After one of my fundraisers (I am raising money for the National Autistic Society) I had three large bags of remaining bits and pieces and one of my large fundraising buckets sitting on the top. This lot has been sitting in the kitchen for three months. It was in the corner, but you had to move it all out of the way to open a drawer and it was generally taking up a lot of space, plus didn’t look great.
You know those jobs that you know full well won’t take long to do but you constantly put it off because you just can’t be arsed to start it, well this was one of them.
So, yesterday, I thought I would just get it done. I sorted the whole lot out, I put lots of bits on Vinted to sell, chucked some and the rest I put in the shed. I cleaned up the whole space and it looked so much better, like we had our kitchen back again.
Now, Jake would normally walk into a room and instantly know when something had been moved or changed because of his autism. When he was younger, I couldn’t do anything to any room because it would really throw him off or I would need to run through it all with him first – in the end, I didn’t do anything and everything remained exactly the same for years.
I was counting on Jake walking in from school and noticing straight away that everything was gone, and I would be able to brag that I had had a very productive day and then proceed to bore him with all the details.
Jake didn’t even notice.
He didn’t have a clue what I was talking about and couldn’t remember what was there before. I had no words and just thought I suppose I should be happy as he was acting like a kid, and I would then pin all my hopes on Simon noticing.
Simon didn’t even notice.
Simon’s exact words were ‘Even if you put a gun to my head, I could not tell you what was there before’.
THREE BLOODY MONTHS IT ALL SAT THERE!!
How, seriously HOW, do men not notice anything, ever? The thing that worries me the most is I had high hopes for Jake noticing and now it looks like he is following in his father’s footsteps of selective eyesight.
It is like when I leave washing/items/shoes/coats/toys etc at the bottom of the stairs to be taken up next time someone (probably me) goes up and Simon will just step over it and walk up the stairs. Then when I ask him why he didn’t take the mountain of crap he just walked over, up with him, he always replies with, ‘I didn’t see it’.
‘You didn’t see it? You had to step over it all to get up the first three stairs and didn’t it enter your head why it would all be there, in the way, by the stairs?’

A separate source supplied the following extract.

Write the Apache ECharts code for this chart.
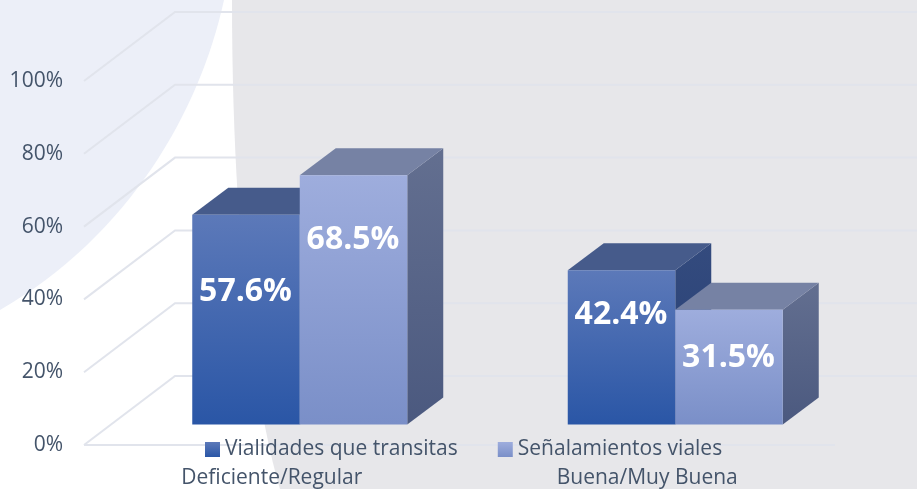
<!DOCTYPE html>
<html>
<head>
<meta charset="utf-8">
<style>html,body{margin:0;padding:0;background:#fff}#c{width:917px;height:489px}</style>
<script src="https://cdn.jsdelivr.net/npm/echarts@6/dist/echarts.min.js"></script>
</head>
<body>
<div id="c"></div>
<script>
const categories = ['Deficiente/Regular', 'Buena/Muy Buena'];
const seriesNames = ['Vialidades que transitas', 'Señalamientos viales'];
const vialidades = [57.6, 42.4];
const senalamientos = [68.5, 31.5];
const yTicks = [0, 20, 40, 60, 80, 100];

const FONT = '"Open Sans", sans-serif';
const TEXT = '#44546a';
const GRIDLINE = '#e1e4ec';
// Labels sit by hand inside the bars in the original: pixels below each bar's top.
const labelDropDark = [77, 45];
const labelDropLight = [65, 48];

const grad = (a, b) => ({ type: 'linear', x: 0, y: 0, x2: 0, y2: 1, colorStops: [{ offset: 0, color: a }, { offset: 1, color: b }] });

const styles = {
  dark: { front: grad('#5c79b9', '#2a56a6'), top: '#465b8b', side: grad('#344b7e', '#263f75') },
  light: { front: grad('#9eaddd', '#7a8fc8'), top: '#7682a4', side: grad('#636f90', '#4b597f') }
};

// Oblique projection of the 3-D plot
const FLOOR_X = 91, FLOOR_Y = -69;      // front edge of the walls to the back wall
const BAR_SHIFT_X = 28, BAR_SHIFT_Y = -20.5; // axis plane to the bars' front plane
const DEPTH_X = 36, DEPTH_Y = -27;     // bar depth
const BAR_W = 107.5;

function barItem(kind, side, drops, labels) {
  return function (params, api) {
    const p = api.coord([api.value(0), api.value(1)]);
    const p0 = api.coord([api.value(0), 0]);
    const cx = p[0] + BAR_SHIFT_X;
    const x0 = side < 0 ? cx - BAR_W : cx;
    const x1 = x0 + BAR_W;
    const yT = p[1] + BAR_SHIFT_Y;
    const yB = p0[1] + BAR_SHIFT_Y;
    const s = styles[kind];
    const poly = (pts, fill) => ({ type: 'polygon', shape: { points: pts }, style: { fill: fill } });
    return {
      type: 'group',
      children: [
        poly([[x1, yT], [x1 + DEPTH_X, yT + DEPTH_Y], [x1 + DEPTH_X, yB + DEPTH_Y], [x1, yB]], s.side),
        poly([[x0, yT], [x0 + DEPTH_X, yT + DEPTH_Y], [x1 + DEPTH_X, yT + DEPTH_Y], [x1, yT]], s.top),
        { type: 'rect', shape: { x: x0, y: yT, width: BAR_W, height: yB - yT }, style: { fill: s.front } },
        {
          type: 'text', z2: 10,
          style: {
            text: labels[params.dataIndex].toFixed(1) + '%', x: (x0 + x1) / 2 - 0.5, y: yT + drops[params.dataIndex],
            fill: '#ffffff', font: 'bold 32px ' + FONT, align: 'center', verticalAlign: 'middle'
          }
        }
      ]
    };
  };
}

function wallLine(params, api) {
  const v = api.value(0);
  const p = api.coord([0, v]);
  const left = api.coord([0, 0])[0] - api.size([1, 0])[0] / 2;
  const children = [{
    type: 'polyline',
    shape: { points: [[left, p[1]], [left + FLOOR_X, p[1] + FLOOR_Y], [917, p[1] + FLOOR_Y]] },
    style: { stroke: GRIDLINE, lineWidth: 2, fill: 'none' }
  }];
  if (v === 0) {
    const right = api.coord([1, 0])[0] + api.size([1, 0])[0] / 2;
    children.push({ type: 'line', shape: { x1: left, y1: p[1], x2: right, y2: p[1] }, style: { stroke: GRIDLINE, lineWidth: 2 } });
  }
  return { type: 'group', children };
}

function backdrop() {
  return {
    type: 'group',
    children: [
      { type: 'path', shape: { pathData: 'M232 0 L917 0 L917 489 L280 489 C268 450 232 300 232 0 Z' }, style: { fill: '#e7e7ea' } },
      { type: 'path', shape: { pathData: 'M0 0 L224 0 C200 110 130 235 0 310 Z' }, style: { fill: '#eceff8' } }
    ]
  };
}

const chart = echarts.init(document.getElementById('c'), null, { renderer: 'canvas' });
chart.setOption({
  animation: false,
  backgroundColor: '#ffffff',
  grid: { left: 84, top: 81, width: 751, height: 364 },
  legend: {
    left: 205, top: 439, itemWidth: 15, itemHeight: 15, itemGap: 40, icon: 'rect',
    data: seriesNames,
    selectedMode: false,
    padding: 0,
    textStyle: { color: TEXT, fontFamily: FONT, fontSize: 21 }
  },
  xAxis: {
    type: 'category', data: categories,
    axisLine: { show: false }, axisTick: { show: false },
    axisLabel: { color: TEXT, fontFamily: FONT, fontSize: 21, margin: 23 }
  },
  yAxis: {
    type: 'value', min: 0, max: 100, interval: 20,
    axisLine: { show: false }, axisTick: { show: false }, splitLine: { show: false },
    axisLabel: { color: TEXT, fontFamily: FONT, fontSize: 21, margin: 21, padding: [4, 0, 0, 0], formatter: '{value}%' }
  },
  series: [
    { type: 'custom', name: 'backdrop', silent: true, z: 0, renderItem: backdrop, data: [[0]], encode: { y: 0 } },
    { type: 'custom', name: 'walls', silent: true, z: 1, renderItem: wallLine, data: yTicks.map(v => [v]), encode: { y: 0 } },
    {
      type: 'custom', name: seriesNames[0], z: 2, renderItem: barItem('dark', -1, labelDropDark, vialidades),
      itemStyle: { color: styles.dark.front }, encode: { x: 0, y: 1 },
      data: vialidades.map((v, i) => [i, v])
    },
    {
      type: 'custom', name: seriesNames[1], z: 3, renderItem: barItem('light', 1, labelDropLight, senalamientos),
      itemStyle: { color: styles.light.front }, encode: { x: 0, y: 1 },
      data: senalamientos.map((v, i) => [i, v])
    }
  ]
});
</script>
</body>
</html>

‘Honestly Soph, I genuinely didn’t see it’.
Now, I’ll be honest, by this point, my head has already gone. There is no coming back for Simon for a good half an hour or more because in my head Simon is telling me, ‘Look OK I saw it, but I couldn’t be bothered to bring it up with me, so I left it for you to do as you left it there in the first place’.
Run Simon, run.
It gets worse than that because when he does take stuff upstairs with him, he leaves it on the bed for me to sort out and he will be proud that he took some crap up fourteen steps and placed it on the bed.
Sometimes I think am I being mean, and men really cannot see what is in front of them or think ‘This lot must need to go up’ so they will simply carry it up with them.
Are their brains wired up so differently to ours that this simple act doesn’t connect with mind and body, and they are literally on tunnel vision to where they need to go?
That they don’t mean to be lazy or inconsiderate it’s just they are busy thinking about other stuff (boobs, sex, football, food, sleep, and boobs).
Then that thought quickly disappears because we surely can’t be that different, we can’t, it is utter madness.
Don’t even get me started on men wanting a medal for completing simple everyday tasks that we women do day in and day out with no help or gold star to add to the rewards chart.
Here are a few sentences that will get a man killed –
‘I washed up today, so you didn’t have to do it and I gave everything a good clean as I have noticed recently that things are not as clean as they normally are.’
‘What have you done all day while I have been at work?’
‘I changed the toilet roll today with you having to nag me!’
‘It’s OK I’ll look after our son and not go footy tonight so you can have your annual night out with the girls.’
I think John Gray was correct and men are from Mars and women are from Venus.
Big love to all the women on International Womens Day today and for not killing our men when they leave shit on the stairs, you rock.
...annual night out with the girls? That's just brilliantly funny right there!